**Exercise materials**
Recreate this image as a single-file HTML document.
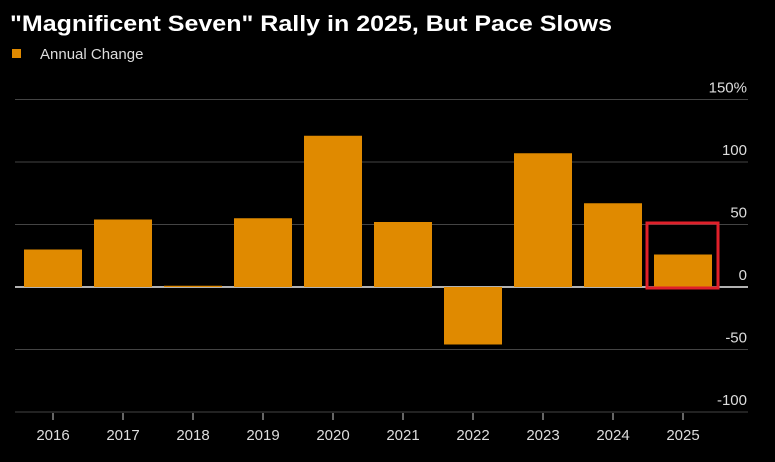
<!DOCTYPE html>
<html><head><meta charset="utf-8"><style>
html,body{margin:0;padding:0;background:#000;}
body{width:775px;height:457px;overflow:hidden;font-family:"Liberation Sans",sans-serif;}
</style></head><body>
<svg width="775" height="457" xmlns="http://www.w3.org/2000/svg">
<rect width="775" height="457" fill="#000"/>
<text x="10" y="31" fill="#fff" font-size="22" font-weight="bold" textLength="602" lengthAdjust="spacingAndGlyphs">"Magnificent Seven" Rally in 2025, But Pace Slows</text>
<rect x="12" y="49" width="9" height="9" fill="#e08a00"/>
<text x="40" y="59" fill="#ddd" font-size="15">Annual Change</text>
<g id="grid"></g><g id="bars"></g><g id="xaxis"></g>
<rect x="647" y="223" width="71" height="65" fill="none" stroke="#e0202a" stroke-width="3"/>
</svg>
<script>
const categories=["2016","2017","2018","2019","2020","2021","2022","2023","2024","2025"];
const values=[30,54,1,55,121,52,-46,107,67,26];
const ticks=[150,100,50,0,-50,-100];
const tickLabels=["150%","100","50","0","-50","-100"];
const NS="http://www.w3.org/2000/svg";
function y(v){return 287-v*1.25;}
function x(i){return 53+i*70.0;}
function mk(t,a,p){const e=document.createElementNS(NS,t);for(const k in a)e.setAttribute(k,a[k]);p.appendChild(e);return e;}
const g=document.getElementById('grid'),b=document.getElementById('bars'),xa=document.getElementById('xaxis');
ticks.forEach((t,i)=>{
 const l=mk('line',{x1:15,x2:748,y1:y(t),y2:y(t),stroke:t===0?'#eee':'#444','stroke-width':t===0?1.5:1},g);
 
 
 const tx=mk('text',{x:747,y:y(t)-7,fill:'#ddd','font-size':15,'text-anchor':'end'},g);
 tx.textContent=tickLabels[i];
 
 
});
values.forEach((v,i)=>{
 const r=mk('rect',{x:x(i)-29,width:58,y:Math.min(y(v),y(0)),height:Math.max(Math.abs(y(v)-y(0)),1),fill:'#e08a00'},b);
 
 
 const tk=mk('line',{x1:x(i),x2:x(i),y1:413,y2:420,stroke:'#ccc','stroke-width':1},xa);
 
 
 const tx=mk('text',{x:x(i),y:440,fill:'#ddd','font-size':15,'text-anchor':'middle'},xa);
 tx.textContent=categories[i];
 
 
});
</script>
</body></html>
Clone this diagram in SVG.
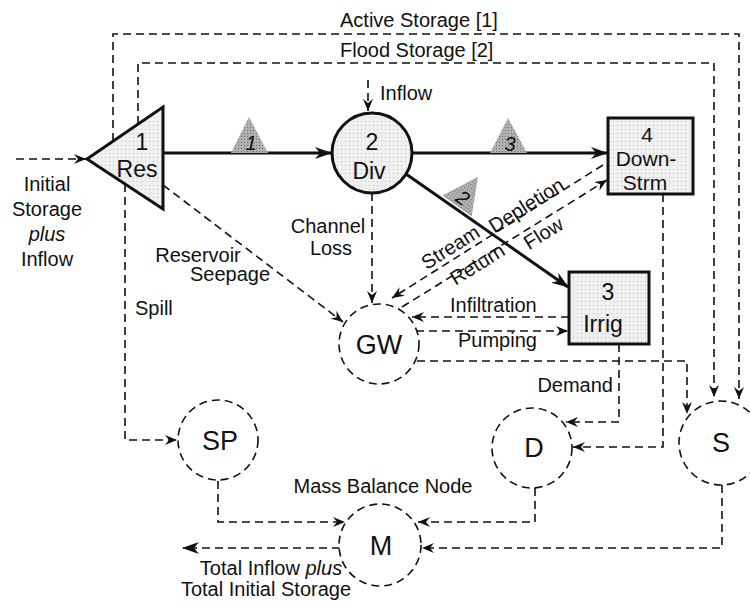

**Direction**
Write out all the entries word for word, but skip any images.

**Answer to this task**
Recreate this image as a single-file HTML document.
<!DOCTYPE html>
<html><head><meta charset="utf-8"><style>
html,body{margin:0;padding:0;background:#000;}
body{width:775px;height:457px;overflow:hidden;font-family:"Liberation Sans",sans-serif;}
</style></head><body>
<svg width="775" height="457" xmlns="http://www.w3.org/2000/svg">
<rect width="775" height="457" fill="#000"/>
<text x="10" y="31" fill="#fff" font-size="22" font-weight="bold" textLength="602" lengthAdjust="spacingAndGlyphs">"Magnificent Seven" Rally in 2025, But Pace Slows</text>
<rect x="12" y="49" width="9" height="9" fill="#e08a00"/>
<text x="40" y="59" fill="#ddd" font-size="15">Annual Change</text>
<g id="grid"></g><g id="bars"></g><g id="xaxis"></g>
<rect x="647" y="223" width="71" height="65" fill="none" stroke="#e0202a" stroke-width="3"/>
</svg>
<script>
const categories=["2016","2017","2018","2019","2020","2021","2022","2023","2024","2025"];
const values=[30,54,1,55,121,52,-46,107,67,26];
const ticks=[150,100,50,0,-50,-100];
const tickLabels=["150%","100","50","0","-50","-100"];
const NS="http://www.w3.org/2000/svg";
function y(v){return 287-v*1.25;}
function x(i){return 53+i*70.0;}
function mk(t,a,p){const e=document.createElementNS(NS,t);for(const k in a)e.setAttribute(k,a[k]);p.appendChild(e);return e;}
const g=document.getElementById('grid'),b=document.getElementById('bars'),xa=document.getElementById('xaxis');
ticks.forEach((t,i)=>{
 const l=mk('line',{x1:15,x2:748,y1:y(t),y2:y(t),stroke:t===0?'#eee':'#444','stroke-width':t===0?1.5:1},g);
 
 
 const tx=mk('text',{x:747,y:y(t)-7,fill:'#ddd','font-size':15,'text-anchor':'end'},g);
 tx.textContent=tickLabels[i];
 
 
});
values.forEach((v,i)=>{
 const r=mk('rect',{x:x(i)-29,width:58,y:Math.min(y(v),y(0)),height:Math.max(Math.abs(y(v)-y(0)),1),fill:'#e08a00'},b);
 
 
 const tk=mk('line',{x1:x(i),x2:x(i),y1:413,y2:420,stroke:'#ccc','stroke-width':1},xa);
 
 
 const tx=mk('text',{x:x(i),y:440,fill:'#ddd','font-size':15,'text-anchor':'middle'},xa);
 tx.textContent=categories[i];
 
 
});
</script>
</body></html>
Clone this diagram in SVG.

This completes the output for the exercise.